There is a whole science emerging around the vast ocean of data that we now find ourselves swimming in. It has many names, Big Data and Data Science being just two of them, but it’s basically statistical analysis of unstructured data from new sources including the Internet, where that data is often very large. Learn about them, play with them (yes, play!), and teach people in NGOs about how to use them. The list of things you probably need to know include data harvesting, data cleaning (80% of the work), text analysis, learning algorithms, network analysis, Bayesian statistics, argumentation and visualization.

And build a managed toolkit of open-source tools that NGOs and analysts in developing country can use. For free. With support. Which doesn’t mean “don’t use proprietary tools” – these have a major part to play too. It just means that we should make sure that everyone can help protect people, whatever the funds they have available are.

5. Design and build the technologies that are missing.
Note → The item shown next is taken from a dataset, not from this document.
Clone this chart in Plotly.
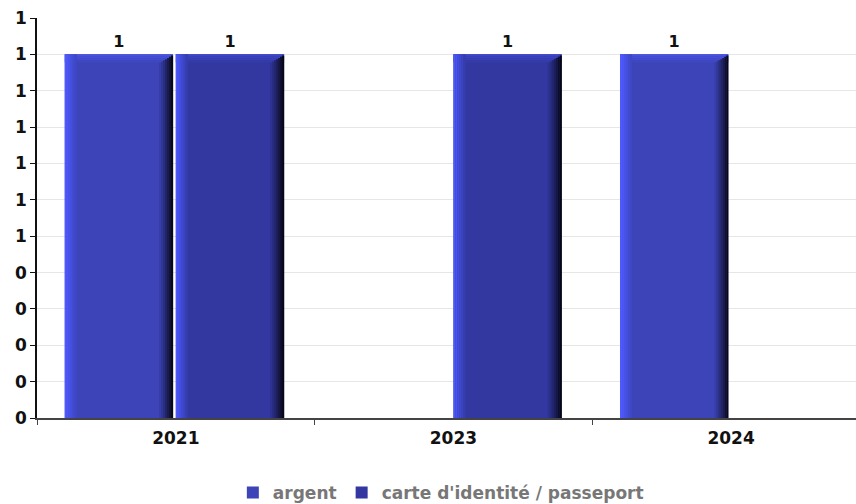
import plotly.graph_objects as go

years = ["2021", "2023", "2024"]
argent = [1, None, 1]
carte = [1, 1, None]
y_tick_vals = [0, 0.1, 0.2, 0.3, 0.4, 0.5, 0.6, 0.7, 0.8, 0.9, 1.0, 1.1]
y_tick_text = ["0", "0", "0", "0", "0", "1", "1", "1", "1", "1", "1", "1"]

font_family = "DejaVu Sans"

# ---- styling constants (not data) ----
PX_PER_CAT = 277.6          # pixels per category unit
PX_PER_Y = 400 / 1.1        # pixels per y unit
BAR_W = 0.39
series_style = [
    # name, values, offset, face colour, left highlight, right shadow, top bevel
    ("argent", argent, -0.40, (60, 68, 184), (78, 90, 255), (8, 8, 24), (72, 82, 225)),
    ("carte d'identité / passeport", carte, 0.0, (50, 56, 160), (76, 88, 250), (6, 6, 20), (62, 70, 200)),
]


def mix(c1, c2, t):
    return "rgb(%d,%d,%d)" % tuple(round(a + (b - a) * t) for a, b in zip(c1, c2))


fig = go.Figure()
strip = 2 / PX_PER_CAT
for name, vals, off, face, hi, sh, top in series_style:
    face_css = mix(face, face, 0)
    # main bar
    fig.add_trace(go.Bar(
        name=name, x=years, y=vals, offset=off, width=BAR_W,
        marker=dict(color=face_css, line=dict(width=0)),
        text=["1" if v is not None else "" for v in vals],
        textposition="outside", cliponaxis=False,
        textfont=dict(family=font_family, size=16, color="#111", weight="bold"),
        hoverinfo="x+y+name",
    ))
    # top bevel
    n_top = 4
    dy = 2 / PX_PER_Y
    for i in range(n_top):
        fig.add_trace(go.Bar(
            x=years, y=[dy if v is not None else None for v in vals],
            base=[v - dy * (i + 1) if v is not None else 0 for v in vals],
            offset=off, width=BAR_W, showlegend=False, hoverinfo="skip",
            marker=dict(color=mix(top, face, i / n_top), line=dict(width=0)),
        ))
    # left highlight gradient
    n_left = 6
    for i in range(n_left):
        fig.add_trace(go.Bar(
            x=years, y=vals, offset=off + i * strip, width=strip * 1.05,
            showlegend=False, hoverinfo="skip",
            marker=dict(color=mix(hi, face, i / n_left), line=dict(width=0)),
        ))
    # right shadow gradient
    n_right = 7
    for i in range(n_right):
        fig.add_trace(go.Bar(
            x=years, y=[v - (n_right - i) * 1.2 / PX_PER_Y if v is not None else None for v in vals],
            offset=off + BAR_W - (n_right - i) * strip, width=strip * 1.05,
            showlegend=False, hoverinfo="skip",
            marker=dict(color=mix(face, sh, ((i + 1) / n_right) ** 1.2), line=dict(width=0)),
        ))

fig.update_layout(
    width=856, height=504,
    margin=dict(l=37, r=0, t=18, b=86),
    paper_bgcolor="white", plot_bgcolor="white",
    barmode="overlay",
    font=dict(family=font_family),
    showlegend=True,
    legend=dict(
        orientation="h", x=0.515, xanchor="center", xref="container",
        y=11 / 504, yanchor="middle", yref="container",
        font=dict(family=font_family, size=17, color="#777777", weight="bold"),
        itemwidth=30, traceorder="normal",
    ),
)
fig.update_xaxes(
    type="category", range=[-0.5, 2.45], automargin=False,
    showline=True, linecolor="#444444", linewidth=1.5,
    ticks="outside", tickson="boundaries", ticklen=5, tickcolor="#444444",
    ticklabelstandoff=4,
    tickfont=dict(family=font_family, size=17, color="#111", weight="bold"),
    showgrid=False,
)
fig.update_yaxes(
    range=[0, 1.1], tickvals=y_tick_vals, ticktext=y_tick_text, automargin=False,
    ticklabeloverflow="allow",
    showline=True, linecolor="#111", linewidth=1.5,
    ticks="outside", ticklen=5, tickcolor="#111",
    tickfont=dict(family=font_family, size=17, color="#111", weight="bold"),
    showgrid=True, gridcolor="#e6e6e6", gridwidth=1,
    zeroline=False,
)

fig.write_html(
    "out.html",
    config={"displayModeBar": False},
    post_script=(
        "var s=document.documentElement.style, b=document.body.style;"
        "s.margin='0';s.padding='0';s.height='504px';s.overflow='hidden';"
        "b.margin='0';b.padding='0';b.height='504px';b.overflow='hidden';"
    ),
)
Like Hunchworks. Hunchworks is a social network-based hypothesis management system that is designed to connect together experts who each have part of the evidence needed to spot a developing crisis, but don’t individually have enough to raise it publically. It’s a safe space to share related evidence, and give access to the data and tools (including intelligent agents automatically searching data for related evidence) needed to collect more. It’s still in alpha, but it could potentially help break one of the largest problems in development analysis: namely, the silos that form between people working on the same issues and the people that need to see their results.

6. Localize.

Build labs in developing countries. Build analysis capacity amongst communities in developing countries. People respond differently to economic stress, and environments, data sources and language needs are different in different countries. The labs are there to localize tools, techniques and analysis, and to act as hubs, collectors and sharing environments for the types of minds needed to make this work a reality. No one NGO can afford to do this in all countries, so connections between differently-labelled labs will become vital to sharing best practice around the world.

7. Publicise and listen.

Be there at meetups and technology sessions, at hackathons and in Internet groups, listening and learning to do things better. And never ever forget that this isn’t just an exercise. It’s about working better, not building cool toys – if the answer to a problem is simple and low-tech, then swallow your pride and do it – if the answer is to share effort with others to get this thing worker faster to protect people around the world, then do that too. We do not have the luxury of excessive time or meeting-fuelled inaction before the next big crisis strikes.